**Stated goal**
Spot every line with the word "this" and return it.

**Stored rows**
——————————

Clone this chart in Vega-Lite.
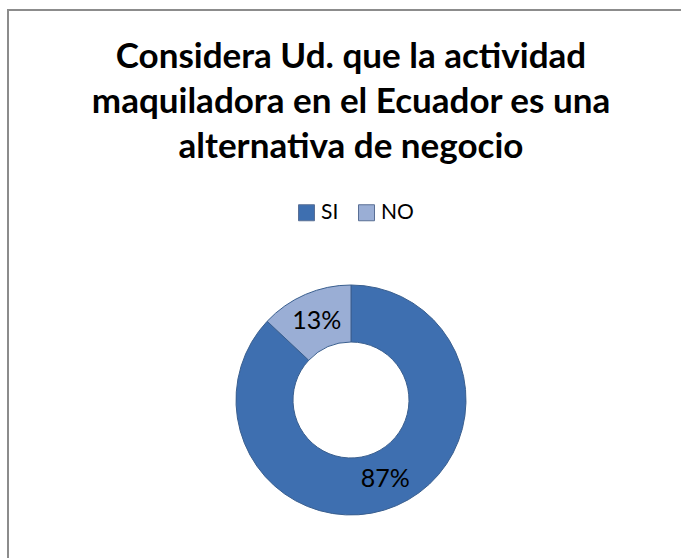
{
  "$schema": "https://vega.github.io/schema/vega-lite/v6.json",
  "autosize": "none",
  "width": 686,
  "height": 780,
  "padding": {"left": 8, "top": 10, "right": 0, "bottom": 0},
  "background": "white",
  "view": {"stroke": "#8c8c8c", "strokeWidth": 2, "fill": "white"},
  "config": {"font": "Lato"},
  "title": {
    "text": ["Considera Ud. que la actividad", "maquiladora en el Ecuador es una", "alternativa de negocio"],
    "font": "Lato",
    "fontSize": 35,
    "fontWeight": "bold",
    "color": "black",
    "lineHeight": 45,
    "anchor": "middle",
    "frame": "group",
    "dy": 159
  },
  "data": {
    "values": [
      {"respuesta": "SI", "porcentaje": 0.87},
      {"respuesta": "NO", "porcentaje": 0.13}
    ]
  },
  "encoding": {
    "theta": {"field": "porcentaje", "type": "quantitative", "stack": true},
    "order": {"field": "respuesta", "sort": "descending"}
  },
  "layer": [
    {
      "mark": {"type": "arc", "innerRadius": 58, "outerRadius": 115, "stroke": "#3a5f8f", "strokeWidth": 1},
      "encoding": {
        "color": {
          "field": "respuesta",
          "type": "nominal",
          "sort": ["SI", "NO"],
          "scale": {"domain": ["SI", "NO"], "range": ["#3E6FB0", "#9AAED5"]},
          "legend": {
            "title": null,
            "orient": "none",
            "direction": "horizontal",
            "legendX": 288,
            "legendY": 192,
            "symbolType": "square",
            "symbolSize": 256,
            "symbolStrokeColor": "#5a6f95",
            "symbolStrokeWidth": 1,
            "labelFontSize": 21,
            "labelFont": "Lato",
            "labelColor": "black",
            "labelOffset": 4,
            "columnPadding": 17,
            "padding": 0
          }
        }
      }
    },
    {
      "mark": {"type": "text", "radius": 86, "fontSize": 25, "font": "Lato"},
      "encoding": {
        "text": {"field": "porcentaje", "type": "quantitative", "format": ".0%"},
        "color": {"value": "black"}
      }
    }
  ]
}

——————————

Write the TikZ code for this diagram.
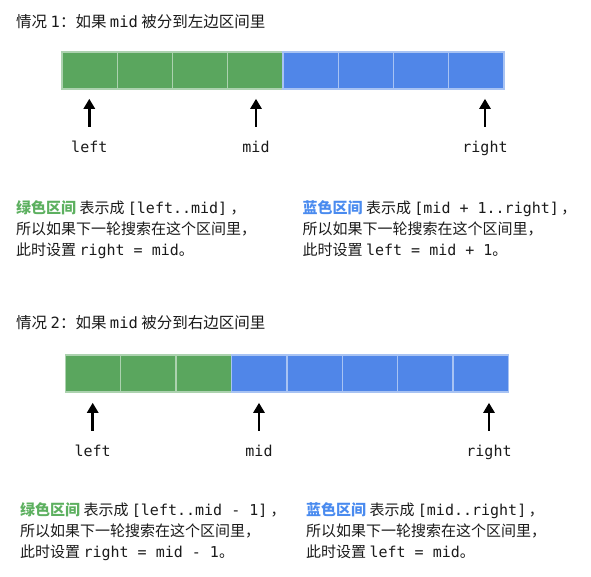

——————————

**Written answer**
Clone this chart in Vega-Lite.
Write the TikZ code for this diagram.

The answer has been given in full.